During his visit to Armenia last June, Zeman paid respects to the victims of the massacre of Armenians in 1915 by Ottoman Turkey at the genocide memorial where he laid a wreath and visited the museum of genocide.
He also called the massacre a genocide during his Armenian counterpart Serzh Sargsyan’s visit to Prague in January 2014.
The Turkish Foreign Ministry is also disappointed at Zeman’s letter of April 24, 2017, sent to the Armenian diaspora in his own country, with regard to the events in 1915 because it contains serious inconsistencies, it added.
The reaction to these political moves that sharply clashes with historical experience and basic legal principles was passed to the ambassador of the Czech Republic in Ankara, the Foreign Ministry said.
It contradicts his own words when he politically evaluates the events of 1915, it added, speaking about Zeman.

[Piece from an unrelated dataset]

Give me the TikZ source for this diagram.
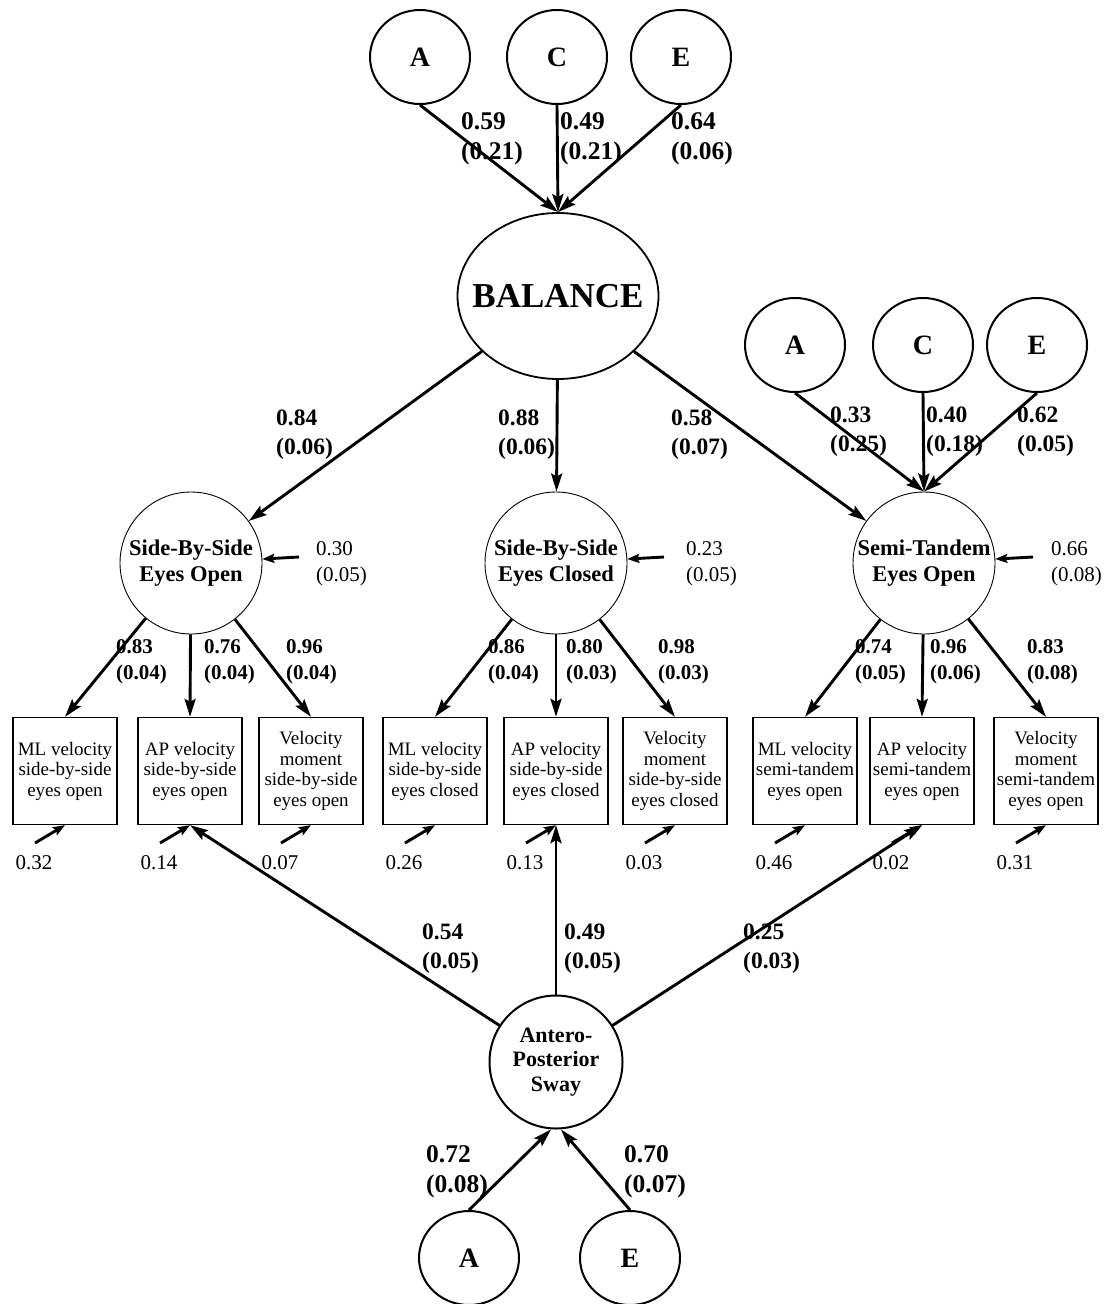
\documentclass[tikz,border=0pt]{standalone}
\usepackage{fontspec}
\setmainfont{Liberation Serif}
\usetikzlibrary{shapes.geometric,arrows.meta}
\tikzset{
  ace/.style={draw, line width=2pt, ellipse, minimum width=100pt, minimum height=94pt, inner sep=0pt, font=\fontsize{28}{30}\selectfont\bfseries},
  bal/.style={draw, line width=1.8pt, ellipse, minimum width=201pt, minimum height=166pt, inner xsep=-16pt, inner ysep=0pt, font=\fontsize{35}{38}\selectfont\bfseries},
  fac/.style={draw, line width=0.9pt, circle, minimum size=142pt, inner sep=0pt, align=center, font=\fontsize{22.5}{25.5}\selectfont\bfseries},
  aps/.style={draw, line width=2pt, circle, minimum size=133pt, inner sep=0pt, align=center, font=\fontsize{22}{24.5}\selectfont\bfseries},
  obs/.style={draw, line width=1.3pt, minimum width=104pt, minimum height=107pt, inner sep=0pt, align=center, font=\fontsize{19}{20.5}\selectfont},
  labA/.style={anchor=west, align=left, inner sep=0pt, font=\fontsize{25.5}{30}\selectfont\bfseries},
  labB/.style={anchor=west, align=left, inner sep=0pt, font=\fontsize{23.5}{29}\selectfont\bfseries},
  labC/.style={anchor=west, align=left, inner sep=0pt, font=\fontsize{21}{26}\selectfont\bfseries},
  rlab/.style={anchor=west, align=left, inner sep=0pt, font=\fontsize{21}{26}\selectfont},
  semarrow/.style={line width=2.9pt, -{Stealth[length=18pt,width=11pt,inset=3pt]}},
  resarrow/.style={line width=2.9pt, -{Stealth[length=12pt,width=9pt,inset=2pt]}},
}
\begin{document}
\begin{tikzpicture}[x=1pt,y=-1pt]
\useasboundingbox (0,0) rectangle (1108,1304);
% top ACE
\node[ace] (tA) at (420,57) {A};
\node[ace] (tC) at (557,57) {C};
\node[ace] (tE) at (681,57) {E};
\node[bal] (bal) at (558,296) {BALANCE};
\draw[semarrow] (tA.south) -- (bal.north);
\draw[semarrow] (tC.south) -- (bal.north);
\draw[semarrow] (tE.south) -- (bal.north);
\node[labA] (l1) at (461,139) {0.59\\(0.21)};
\node[labA] (l2) at (560,139) {0.49\\(0.21)};
\node[labA] (l3) at (671,139) {0.64\\(0.06)};
% right ACE
\node[ace] (rA) at (795,345) {A};
\node[ace] (rC) at (923,345) {C};
\node[ace] (rE) at (1037,345) {E};
% factors
\node[fac] (f1) at (191,563) {Side-By-Side\\Eyes Open};
\node[fac] (f2) at (556,563) {Side-By-Side\\Eyes Closed};
\node[fac] (f3) at (924,563) {Semi-Tandem\\Eyes Open};
\draw[semarrow] (rA.south) -- (f3.north);
\draw[semarrow] (rC.south) -- (f3.north);
\draw[semarrow] (rE.south) -- (f3.north);
\node[labB] (l4) at (830,432) {0.33\\(0.25)};
\node[labB] (l5) at (926,432) {0.40\\(0.18)};
\node[labB] (l6) at (1017,432) {0.62\\(0.05)};
\draw[semarrow] (bal) -- (f1);
\draw[semarrow] (bal) -- (f2);
\draw[semarrow] (bal) -- (f3);
\node[labB] (l7) at (276,435) {0.84\\(0.06)};
\node[labB] (l8) at (498,435) {0.88\\(0.06)};
\node[labB] (l9) at (671,435) {0.58\\(0.07)};
% factor residuals
\coordinate (e1) at (299,557);
\coordinate (e2) at (664,557);
\coordinate (e3) at (1033,557);
\draw[resarrow] (e1) -- (f1);
\draw[resarrow] (e2) -- (f2);
\draw[resarrow] (e3) -- (f3);
\node[rlab] (r1) at (316,564) {0.30\\(0.05)};
\node[rlab] (r2) at (686,564) {0.23\\(0.05)};
\node[rlab] (r3) at (1051,564) {0.66\\(0.08)};
% boxes
\node[obs] (b1) at (65,771) {ML velocity\\side-by-side\\eyes open};
\node[obs] (b2) at (190,771) {AP velocity\\side-by-side\\eyes open};
\node[obs] (b3) at (311,771) {Velocity\\moment\\side-by-side\\eyes open};
\node[obs] (b4) at (435,771) {ML velocity\\side-by-side\\eyes closed};
\node[obs] (b5) at (556,771) {AP velocity\\side-by-side\\eyes closed};
\node[obs] (b6) at (675,771) {Velocity\\moment\\side-by-side\\eyes closed};
\node[obs] (b7) at (805,771) {ML velocity\\semi-tandem\\eyes open};
\node[obs] (b8) at (922,771) {AP velocity\\semi-tandem\\eyes open};
\node[obs] (b9) at (1046,771) {Velocity\\moment\\semi-tandem\\eyes open};
\draw[semarrow] (f1) -- (b1.north);
\draw[semarrow] (f1) -- (b2.north);
\draw[semarrow] (f1) -- (b3.north);
\draw[semarrow] (f2) -- (b4.north);
\draw[semarrow] (f2) -- (b5.north);
\draw[semarrow] (f2) -- (b6.north);
\draw[semarrow] (f3) -- (b7.north);
\draw[semarrow] (f3) -- (b8.north);
\draw[semarrow] (f3) -- (b9.north);
\node[labC] (m1) at (116,662) {0.83\\(0.04)};
\node[labC] (m2) at (204,662) {0.76\\(0.04)};
\node[labC] (m3) at (286,662) {0.96\\(0.04)};
\node[labC] (m4) at (488,662) {0.86\\(0.04)};
\node[labC] (m5) at (566,662) {0.80\\(0.03)};
\node[labC] (m6) at (658,662) {0.98\\(0.03)};
\node[labC] (m7) at (855,662) {0.74\\(0.05)};
\node[labC] (m8) at (930,662) {0.96\\(0.06)};
\node[labC] (m9) at (1027,662) {0.83\\(0.08)};
% box residuals
\foreach \b/\x/\v in {b1/65/0.32, b2/190/0.14, b3/311/0.07, b4/435/0.26, b5/556/0.13, b6/675/0.03, b7/805/0.46, b8/922/0.02, b9/1046/0.31}{
  \coordinate (u\b) at (\x-30,843);
  \draw[resarrow] (u\b) -- (\b.south);
  \node[rlab, anchor=center] (v\b) at (\x-31,863) {\v};
}
% antero-posterior sway
\node[aps] (ap) at (556,1062) {Antero-\\Posterior\\Sway};
\draw[semarrow] (ap) -- (b2.south);
\draw[semarrow] (ap) -- (b5.south);
\draw[semarrow] (ap) -- (b8.south);
\node[labB] (n1) at (422,949) {0.54\\(0.05)};
\node[labB] (n2) at (564,949) {0.49\\(0.05)};
\node[labB] (n3) at (743,949) {0.25\\(0.03)};
% bottom A E
\node[ace] (bA) at (469,1258) {A};
\node[ace] (bE) at (630,1258) {E};
\draw[semarrow] (bA.north) -- ([xshift=-5pt]ap.south);
\draw[semarrow] (bE.north) -- ([xshift=5pt]ap.south);
\node[labA] (n4) at (426,1172) {0.72\\(0.08)};
\node[labA] (n5) at (624,1172) {0.70\\(0.07)};
\end{tikzpicture}
\end{document}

In his letter sent to Barsegh Pilavchyan, the Armenian spiritual leader in the Czech Republic, Zeman wrote that history should not be interpreted by politicians because they often use it to promote their political interests.
“At the same time, however, I believe that it is impossible not to remember the events that cost 1.5 million innocent people their lives and that represent a tragic chapter of the history of not only the people of Armenia but also the whole civilised world,” Zeman wrote.
At the close of his letter, he expressed sympathy to the people of Armenia and the Armenian minority in the Czech Republic.
In its Tuesday resolution, the Czech Chamber of Deputies condemned the Armenian genocide together with the Nazi crimes against humanity inflicted upon the Jewish, Slav as well as Roma populations.
Turkey, the successor to the Ottoman Empire, refuses to interpret the events as genocide. It says the information about 1.5 million killed Armenians is exaggerated and that the dead were victims of a civil war, not genocide.